Persistent Soap Connection

Hi everyone,

Interesting project. I think that it will probably work. Probably, yes, it’s best to do this outside of the LuaUPnP process so that you are not at risk of breaking it with an apparent deadlock. (But still, why not try it inside a plugin first? If you’re writing the code in Lua anyway, you won’t have wasted that code if and when you have to move it to a daemon.)

The thing that’s going to be most tricky is doing it all in a single thread. Running as a daemon doesn’t absolve you of this requirement: Lua is single-threaded by design and doesn’t give you access to fork() either. The UPnP Event Proxy faced this too, faking the two network connections it has to do by cooperatively switching back and forth between listening on UDP and sending notifications to LuaUPnP on localhost3480. For this reason, although you can happily set the LuaSocket timeout to infinite (I think this is the default), I wouldn’t recommend it, because it will prevent other processes (say, a plugin running in LuaUPnP) from talking to the daemon.

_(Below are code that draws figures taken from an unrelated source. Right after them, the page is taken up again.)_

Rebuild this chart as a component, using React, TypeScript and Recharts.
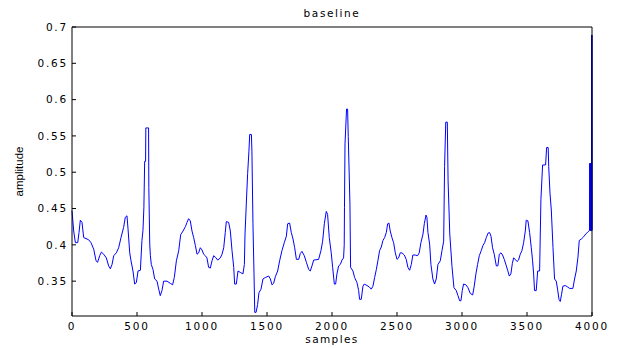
import { LineChart, Line, XAxis, YAxis } from 'recharts';

// Baseline trace (sample index -> amplitude)
const SAMPLES = [
  0, 13, 26, 44, 54, 64, 77, 90, 128, 146, 167, 185, 197, 213, 226, 244, 264, 282, 295, 308,
  321, 341, 359, 377, 397, 410, 423, 431, 444, 454, 469, 482, 495, 508, 526, 538, 546, 553, 559, 566,
  568, 589, 591, 598, 603, 610, 623, 636, 654, 667, 679, 692, 705, 731, 756, 774, 787, 803, 821, 836,
  854, 872, 885, 897, 910, 923, 936, 949, 962, 974, 987, 1000, 1013, 1026, 1038, 1051, 1064, 1077, 1090, 1103,
  1121, 1141, 1154, 1167, 1179, 1187, 1205, 1218, 1231, 1244, 1251, 1264, 1277, 1295, 1315, 1326, 1331, 1344, 1351, 1361,
  1367, 1380, 1384, 1392, 1400, 1406, 1416, 1428, 1438, 1454, 1469, 1487, 1513, 1526, 1538, 1551, 1564, 1582, 1597, 1615,
  1633, 1649, 1659, 1674, 1687, 1700, 1713, 1726, 1744, 1756, 1769, 1787, 1803, 1821, 1833, 1846, 1859, 1897, 1915, 1928,
  1941, 1956, 1966, 1979, 1994, 2005, 2018, 2028, 2038, 2051, 2064, 2077, 2089, 2094, 2096, 2100, 2112, 2120, 2125, 2138,
  2143, 2161, 2174, 2192, 2205, 2212, 2225, 2238, 2248, 2269, 2287, 2302, 2315, 2328, 2341, 2353, 2366, 2379, 2392, 2405,
  2418, 2428, 2438, 2448, 2461, 2474, 2487, 2500, 2512, 2525, 2538, 2556, 2571, 2584, 2597, 2610, 2622, 2640, 2658, 2671,
  2684, 2700, 2710, 2723, 2730, 2738, 2751, 2761, 2776, 2789, 2802, 2815, 2833, 2846, 2859, 2866, 2875, 2887, 2893, 2906,
  2923, 2938, 2956, 2969, 2982, 2992, 3002, 3012, 3030, 3046, 3064, 3082, 3094, 3107, 3120, 3133, 3148, 3161, 3174, 3187,
  3200, 3212, 3223, 3235, 3248, 3264, 3276, 3287, 3300, 3312, 3325, 3341, 3351, 3364, 3376, 3387, 3397, 3410, 3423, 3435,
  3448, 3461, 3474, 3487, 3494, 3507, 3520, 3533, 3543, 3551, 3558, 3571, 3582, 3597, 3607, 3620, 3643, 3651, 3663, 3667,
  3677, 3687, 3700, 3712, 3725, 3735, 3746, 3756, 3766, 3776, 3794, 3812, 3828, 3853, 3866, 3879, 3892, 3902, 3918, 3935,
  3953, 3969, 3982, 3983, 3984, 3985, 3986, 3987, 3988, 3989, 3990, 3991, 3992, 3993, 3994, 3995, 3996, 3997, 3998, 3999,
  4000,
];

const AMPLITUDE = [
  0.447, 0.419, 0.403, 0.403, 0.417, 0.434, 0.431, 0.41, 0.407, 0.403, 0.394, 0.378, 0.376, 0.385, 0.39, 0.387, 0.382, 0.371, 0.367, 0.373,
  0.385, 0.389, 0.396, 0.41, 0.424, 0.438, 0.44, 0.422, 0.389, 0.378, 0.364, 0.346, 0.348, 0.364, 0.365, 0.406, 0.42, 0.451, 0.515, 0.515,
  0.561, 0.561, 0.479, 0.401, 0.385, 0.373, 0.366, 0.353, 0.35, 0.339, 0.33, 0.337, 0.35, 0.35, 0.347, 0.345, 0.355, 0.378, 0.392, 0.414,
  0.419, 0.425, 0.431, 0.436, 0.433, 0.419, 0.41, 0.399, 0.387, 0.389, 0.396, 0.393, 0.387, 0.385, 0.382, 0.369, 0.368, 0.378, 0.385, 0.383,
  0.379, 0.382, 0.387, 0.396, 0.417, 0.432, 0.431, 0.419, 0.392, 0.369, 0.346, 0.346, 0.364, 0.362, 0.36, 0.373, 0.415, 0.47, 0.498, 0.529,
  0.552, 0.552, 0.529, 0.429, 0.36, 0.307, 0.307, 0.318, 0.334, 0.339, 0.353, 0.355, 0.357, 0.353, 0.345, 0.347, 0.356, 0.364, 0.378, 0.392,
  0.403, 0.412, 0.429, 0.43, 0.417, 0.408, 0.396, 0.38, 0.38, 0.388, 0.391, 0.385, 0.376, 0.366, 0.364, 0.371, 0.379, 0.38, 0.392, 0.405,
  0.429, 0.446, 0.442, 0.41, 0.389, 0.369, 0.346, 0.346, 0.36, 0.371, 0.373, 0.379, 0.382, 0.4, 0.451, 0.539, 0.587, 0.587, 0.549, 0.456,
  0.369, 0.364, 0.355, 0.348, 0.337, 0.325, 0.325, 0.343, 0.346, 0.344, 0.342, 0.339, 0.343, 0.355, 0.366, 0.378, 0.392, 0.397, 0.406, 0.41,
  0.417, 0.429, 0.43, 0.419, 0.41, 0.403, 0.389, 0.38, 0.382, 0.389, 0.389, 0.386, 0.38, 0.369, 0.365, 0.373, 0.386, 0.386, 0.385, 0.389,
  0.403, 0.415, 0.429, 0.441, 0.438, 0.417, 0.401, 0.373, 0.353, 0.346, 0.353, 0.373, 0.378, 0.392, 0.405, 0.508, 0.569, 0.569, 0.488, 0.415,
  0.37, 0.341, 0.337, 0.33, 0.323, 0.323, 0.337, 0.346, 0.345, 0.341, 0.333, 0.331, 0.343, 0.36, 0.373, 0.385, 0.392, 0.399, 0.403, 0.41,
  0.416, 0.417, 0.412, 0.396, 0.387, 0.371, 0.371, 0.387, 0.389, 0.386, 0.38, 0.371, 0.365, 0.357, 0.36, 0.374, 0.382, 0.38, 0.377, 0.379,
  0.387, 0.392, 0.403, 0.419, 0.434, 0.433, 0.417, 0.396, 0.378, 0.36, 0.337, 0.337, 0.364, 0.364, 0.462, 0.51, 0.51, 0.534, 0.534, 0.508,
  0.471, 0.448, 0.396, 0.353, 0.35, 0.339, 0.325, 0.322, 0.332, 0.343, 0.344, 0.342, 0.34, 0.34, 0.353, 0.364, 0.383, 0.406, 0.408, 0.411,
  0.415, 0.418, 0.42, 0.512, 0.42, 0.512, 0.42, 0.512, 0.42, 0.512, 0.42, 0.512, 0.42, 0.512, 0.42, 0.512, 0.42, 0.689, 0.42, 0.689,
  0.42,
];

const X_TICKS = [0, 500, 1000, 1500, 2000, 2500, 3000, 3500, 4000];
const Y_TICKS = [0.35, 0.4, 0.45, 0.5, 0.55, 0.6, 0.65, 0.7];

const X_DOMAIN: [number, number] = [0, 4000];
const Y_DOMAIN: [number, number] = [0.302, 0.7];

const FONT = '"DejaVu Sans", Verdana, sans-serif';

const data = SAMPLES.map((s, i) => ({ sample: s, amplitude: AMPLITUDE[i] }));

const tickStyle = { fontSize: 10.5, fill: '#000', fontFamily: FONT, letterSpacing: 1.8 };
const axisLine = { stroke: '#000', strokeWidth: 1 };
const tickLine = { stroke: '#000', strokeWidth: 1 };

export default function App() {
  return (
    <LineChart
      width={601}
      height={340}
      data={data}
      margin={{ top: 18, right: 16, bottom: 0, left: 4 }}
    >
      {/* bottom axis: labels + inward ticks */}
      <XAxis
        xAxisId="b"
        type="number"
        dataKey="sample"
        domain={X_DOMAIN}
        ticks={X_TICKS}
        interval={0}
        height={32}
        tickSize={-4}
        tickMargin={11}
        tick={tickStyle}
        axisLine={axisLine}
        tickLine={tickLine}
        label={{ value: 'samples', position: 'insideBottom', offset: 5, fontSize: 10.5, fill: '#000', fontFamily: FONT, letterSpacing: 1.4 }}
      />
      {/* top axis: box edge + inward ticks, holds the title */}
      <XAxis
        xAxisId="t"
        orientation="top"
        type="number"
        dataKey="sample"
        domain={X_DOMAIN}
        ticks={X_TICKS}
        interval={0}
        height={1}
        tickSize={-4}
        tick={false}
        axisLine={axisLine}
        tickLine={tickLine}
        label={{ value: 'baseline', position: 'top', offset: 9, fontSize: 10.5, fill: '#000', fontFamily: FONT, letterSpacing: 1.6 }}
      />
      <YAxis
        yAxisId="l"
        type="number"
        domain={Y_DOMAIN}
        ticks={Y_TICKS}
        interval={0}
        width={60}
        tickSize={-4}
        tickMargin={8}
        tick={tickStyle}
        tickFormatter={(v: number) => String(v)}
        axisLine={axisLine}
        tickLine={tickLine}
        allowDataOverflow
        label={{ value: 'amplitude', angle: -90, position: 'insideLeft', offset: 7, fontSize: 11.5, fill: '#000', fontFamily: '"Liberation Sans", Arial, sans-serif', style: { textAnchor: 'middle' } }}
      />
      <YAxis
        yAxisId="r"
        orientation="right"
        type="number"
        domain={Y_DOMAIN}
        ticks={Y_TICKS}
        interval={0}
        width={1}
        tickSize={-4}
        tick={false}
        axisLine={axisLine}
        tickLine={tickLine}
        allowDataOverflow
      />
      <Line
        xAxisId="b"
        yAxisId="l"
        type="linear"
        dataKey="amplitude"
        stroke="#0000ff"
        strokeWidth={1}
        dot={false}
        isAnimationActive={false}
      />
    </LineChart>
  );
}
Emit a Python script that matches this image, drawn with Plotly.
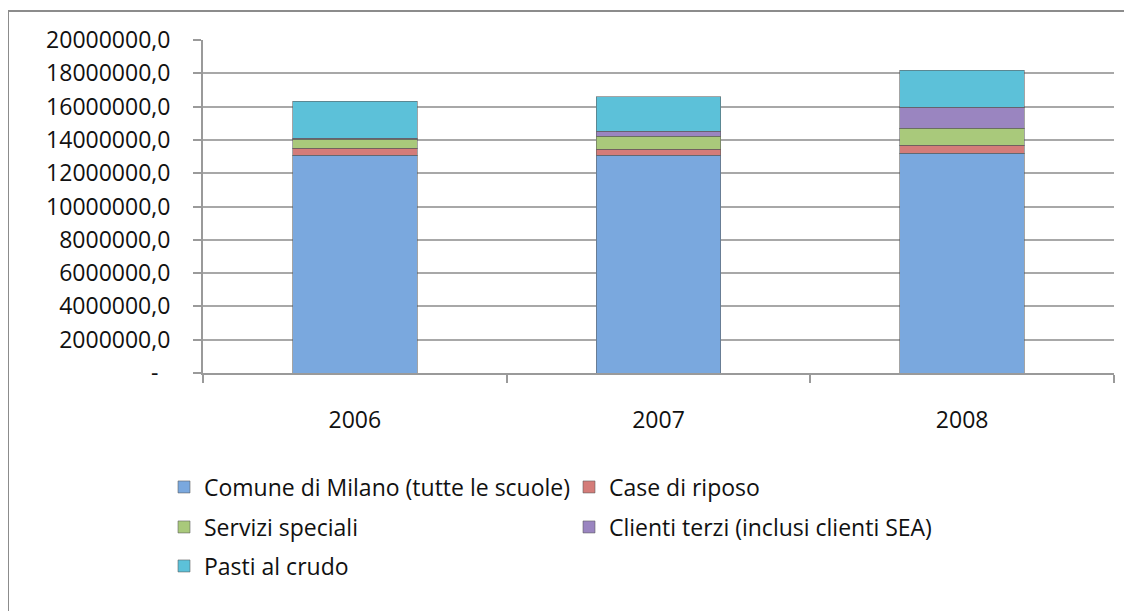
import plotly.graph_objects as go

years = ["2006", "2007", "2008"]
series_names = [
    "Comune di Milano (tutte le scuole)",
    "Case di riposo",
    "Servizi speciali",
    "Clienti terzi (inclusi clienti SEA)",
    "Pasti al crudo",
]
comune = [13090000, 13090000, 13210000]
case_riposo = [420000, 360000, 480000]
servizi = [540000, 780000, 1020000]
clienti = [50000, 300000, 1260000]
pasti = [2230000, 2050000, 2220000]
values = [comune, case_riposo, servizi, clienti, pasti]
colors = ["#7aa8de", "#d47c79", "#a9c97b", "#9a85c0", "#5cc1d9"]
legend_ids = ["legend", "legend", "legend2", "legend2", "legend3"]

tick_vals = [0, 2000000, 4000000, 6000000, 8000000, 10000000,
             12000000, 14000000, 16000000, 18000000, 20000000]
tick_text = ["-\u00a0\u00a0"] + [f"{v},0" for v in tick_vals[1:]]

FONT = "Open Sans"
fig = go.Figure()
for name, vals, col, lg in zip(series_names, values, colors, legend_ids):
    fig.add_trace(go.Bar(
        x=years, y=vals, name=name, legend=lg,
        marker=dict(color=col, line=dict(color="rgba(90,90,90,0.55)", width=1)),
    ))

W, H = 1132, 611
OFF = 8  # page body margin
# plot area in page coordinates
PL, PR, PT, PB = 203, 1114, 40, 373
L = PL - OFF
T = PT - OFF
R = W - (PR - OFF)
B = H - (PB - OFF)
pw = W - L - R
ph = H - T - B

def px_x(x):
    return (x - OFF - L) / pw

def px_y(y):
    return (H - B - (y - OFF)) / ph

legend_common = dict(
    orientation="h", xanchor="left", yanchor="middle",
    x=px_x(164), entrywidth=360, entrywidthmode="pixels", itemwidth=30,
    traceorder="normal",
    font=dict(family=FONT, size=23, color="#111111"),
    bgcolor="rgba(0,0,0,0)", itemclick=False, itemdoubleclick=False,
)

fig.update_layout(
    width=W, height=H,
    margin=dict(l=L, r=R, t=T, b=B),
    paper_bgcolor="white", plot_bgcolor="white",
    barmode="stack", bargap=0.59,
    font=dict(family=FONT, size=23, color="#111111"),
    showlegend=True,
    legend=dict(legend_common, y=px_y(487)),
    legend2=dict(legend_common, y=px_y(527)),
    legend3=dict(legend_common, y=px_y(566)),
    xaxis=dict(
        showline=True, linecolor="#9a9a9a", linewidth=2,
        ticks="outside", tickson="boundaries", ticklen=8,
        tickcolor="#9a9a9a", tickwidth=2, ticklabelstandoff=25,
        showgrid=False, tickfont=dict(family=FONT, size=23),
    ),
    yaxis=dict(
        range=[0, 20000000], tickvals=tick_vals, ticktext=tick_text,
        showline=True, linecolor="#9a9a9a", linewidth=2,
        ticks="outside", ticklen=8, tickcolor="#9a9a9a", tickwidth=2,
        showgrid=True, gridcolor="#a8a8a8", gridwidth=2,
        ticklabelstandoff=18, zeroline=False,
        tickfont=dict(family=FONT, size=23),
    ),
    shapes=[dict(
        type="rect", xref="paper", yref="paper",
        x0=px_x(8), x1=px_x(1150), y0=px_y(640), y1=px_y(11),
        line=dict(color="#8c8c8c", width=2), fillcolor="rgba(0,0,0,0)",
        layer="below",
    )],
)

fig.write_html("out.html")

If you really, really need to fork a separate process, then doing os.execute(“some-shell-script”) where some-shell-script backgrounds with & does work (it’s what the UPnP Event Proxy wrapper implementation does). But be sure to close your file descriptors manually, because os.execute() doesn’t set the close-on-exec flag, so your shell will inherit all of the parent process’s open sockets.

You may have to sidestep the LuaSocket http.* functions, because they do tend to close the socket after sending the request. http.request() is written in pure Lua on top of socket.tcp(), so you’ve got the code to refer to and can alter your own version as you need to keep the connection alive. Writing cooperative socket-conversation code that successfully avoids deadlock is “fun”. In a single thread, “lots of fun”.

I’ve licensed the UPnP Event Proxy code the same as Lua itself (MIT) so you’re invited to snaffle whatever code from there you like. You may be interested in the XML parsing code in particular. As for the rest, ask me. I’m not a world expert on SOAP, but I think I have a pretty good handle on LuaSocket, and I have HTTP down pat (I wrote a RESTful web service for a commercial product in my day job).